Jakarta|EGINDO.co Indeks Harga Saham Gabungan (IHSG) pada awal pekan ini, Senin (7/7/2025), mengalami tekanan dan bergerak melemah. Berdasarkan data Bursa Efek Indonesia (BEI), IHSG terpantau berada di zona negatif di level 6.861 pada pukul 10.30 WIB.
Penurunan IHSG ini memperpanjang koreksi yang terjadi sejak akhir pekan lalu, di mana indeks turun 0,19 persen. Tekanan jual asing juga tercatat cukup signifikan dengan nilai penjualan bersih (net sell) sebesar Rp239 miliar. Saham-saham berkapitalisasi besar seperti PT Aneka Tambang Tbk (ANTM), PT Bank Rakyat Indonesia Tbk (BBRI), PT Bank Central Asia Tbk (BBCA), PT Telekomunikasi Indonesia Tbk (TLKM), dan PT Unilever Indonesia Tbk (UNVR) menjadi yang paling banyak dilepas oleh investor asing.
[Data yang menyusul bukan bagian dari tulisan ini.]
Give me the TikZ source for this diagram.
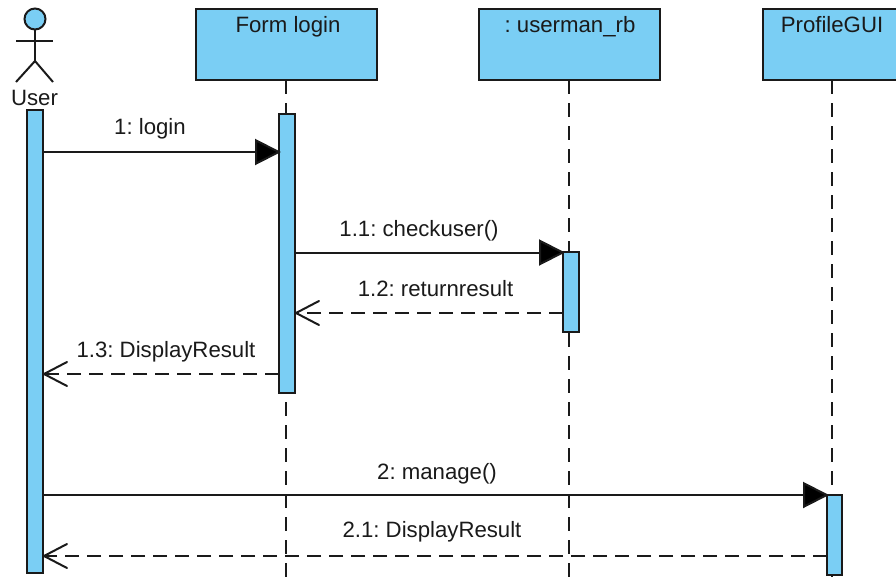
\documentclass[tikz,border=0pt]{standalone}
\usepackage{fontspec}
\setmainfont{Liberation Sans}
\usetikzlibrary{arrows.meta}
\definecolor{umlblue}{HTML}{7ACEF4}
\definecolor{umlline}{HTML}{1A1A1A}
\frenchspacing
\tikzset{
  x=1pt,y=-1pt,
  every node/.style={font=\frenchspacing\fontsize{22.2}{26}\selectfont,text=umlline},
  objbox/.style={draw=umlline,line width=2pt,fill=umlblue,minimum height=71pt,minimum width=181pt,inner sep=0pt,outer sep=0pt},
  objlabel/.style={inner sep=0pt,anchor=base},
  bar/.style={draw=umlline,line width=2pt,fill=umlblue,minimum width=16pt,inner sep=0pt,outer sep=0pt},
  lifeline/.style={draw=umlline,line width=2pt,dash pattern=on 14pt off 9pt},
  callarrow/.style={draw=umlline,line width=2pt,shorten >=-2pt,-{Triangle[length=26pt,width=26pt,fill=black]}},
  retarrow/.style={draw=umlline,line width=2pt,dash pattern=on 14pt off 8pt,-{Straight Barb[length=23pt,width=24pt,line width=2pt,round,sep=0pt]}},
  msg/.style={inner sep=0pt,anchor=base},
  stick/.style={draw=umlline,line width=2pt}
}
\begin{document}
\begin{tikzpicture}
\useasboundingbox (0,0) rectangle (896,578);
\clip (0,0) rectangle (896,578);
% object boxes
\node[objbox] (form) at (286.5,44.5) {};
\node[objbox] (rb) at (569.5,44.5) {};
\node[objbox] (prof) at (853.5,44.5) {};
\node[objlabel] at (288,33) {Form login};
\node[objlabel] at (570,33) {: userman\_rb};
\node[objlabel] at (832,33) {ProfileGUI};
% lifeline ends
\coordinate (endform) at (286,578);
\coordinate (endrb) at (569,578);
\coordinate (endprof) at (832,578);
\coordinate (startform) at (286,80);
\coordinate (startrb) at (569,80);
\coordinate (startprof) at (832,80);
\draw[lifeline] (startform) -- (endform);
\draw[lifeline] (startrb) -- (endrb);
\draw[lifeline] (startprof) -- (endprof);
% activation bars
\node[bar,minimum height=463pt] (auser) at (35,341.5) {};
\node[bar,minimum height=279pt] (aform) at (287,253.5) {};
\node[bar,minimum height=80pt] (arb) at (571,292) {};
\node[bar,minimum height=80pt,minimum width=15pt] (aprof) at (834.5,535) {};
% actor
\node[draw=umlline,line width=2pt,fill=umlblue,circle,minimum size=21pt,inner sep=0pt,outer sep=0pt] (head) at (35,19) {};
\coordinate (hip) at (35,61);
\coordinate (armL) at (16,41.5);
\coordinate (armR) at (53,41.5);
\coordinate (footL) at (16,82);
\coordinate (footR) at (53,82);
\draw[stick] (head.south) -- (hip);
\draw[stick] (armL) -- (armR);
\draw[stick] (footL) -- (hip) -- (footR);
\node[objlabel] at (34.5,105) {User};
% message levels
\coordinate (m1) at (0,152);
\coordinate (m2) at (0,252.5);
\coordinate (m3) at (0,313);
\coordinate (m4) at (0,374);
\coordinate (m5) at (0,495);
\coordinate (m6) at (0,556);
\draw[callarrow] (auser.east |- m1) -- (aform.west |- m1);
\draw[callarrow] (aform.east |- m2) -- (arb.west |- m2);
\draw[retarrow] (arb.west |- m3) -- (aform.east |- m3);
\draw[retarrow] (aform.west |- m4) -- (auser.east |- m4);
\draw[callarrow] (auser.east |- m5) -- (aprof.west |- m5);
\draw[retarrow] (aprof.west |- m6) -- (auser.east |- m6);
% message labels
\node[msg] at (150,134) {1: login};
\node[msg] at (419,236) {1.1: checkuser()};
\node[msg] at (435.5,296) {1.2: returnresult};
\node[msg] at (166,357) {1.3: DisplayResult};
\node[msg] at (437,479) {2: manage()};
\node[msg] at (432,537.5) {2.1: DisplayResult};
\end{tikzpicture}
\end{document}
Fanny Suherman, Kepala Riset Ritel BNI Sekuritas, mengungkapkan bahwa pergerakan IHSG pada hari ini cenderung mendatar (sideways) dengan rentang antara 6.830 hingga 6.950. “Pelaku pasar saat ini masih menantikan kejelasan mengenai kebijakan tarif Presiden Trump terhadap produk asal Indonesia,” ujarnya dalam riset pagi yang dikutip dari Kontan.
Secara teknikal, IHSG diprediksi berada di level support 6.780 hingga 6.830, dengan resistance pada kisaran 6.950 hingga 7.000. Analis menyarankan investor agar tetap berhati-hati dan selektif dalam memilih saham, sambil mencermati sentimen eksternal yang berkembang.
Di sisi lain, pasar saham Asia-Pasifik menguat pada perdagangan akhir pekan lalu, menyusul sentimen positif dari bursa saham Amerika Serikat. Penguatan ini dipicu oleh data tenaga kerja AS yang menunjukkan kondisi pasar kerja yang lebih solid dari perkiraan.
Indeks Dow Jones Industrial Average menguat 0,77 persen, S&P 500 naik 0,83 persen, dan Nasdaq Composite melonjak 1,02 persen. Data Departemen Tenaga Kerja AS mencatat adanya penambahan 147.000 lapangan kerja non-pertanian (nonfarm payrolls) selama Juni 2025, melampaui konsensus pasar sebesar 110.000 pekerjaan.
Tingkat pengangguran pun mengalami penurunan ke level 4,1 persen, lebih baik dari perkiraan sebelumnya yang sebesar 4,3 persen. Menurut analis CNBC International, laporan ketenagakerjaan yang solid ini mendorong naiknya imbal hasil obligasi pemerintah AS dan meredam ekspektasi pasar terhadap pemangkasan suku bunga oleh The Federal Reserve dalam waktu dekat.
Catatan Tambahan:
-
CNBC Indonesia menambahkan bahwa ketidakpastian tarif dari AS terhadap produk Indonesia terkait status negara berkembang dalam skema Generalized System of Preferences (GSP) masih menjadi sorotan pelaku pasar.
-
Bloomberg menyebutkan bahwa investor global kini lebih fokus pada outlook kebijakan moneter The Fed menyusul pemulihan pasar tenaga kerja AS.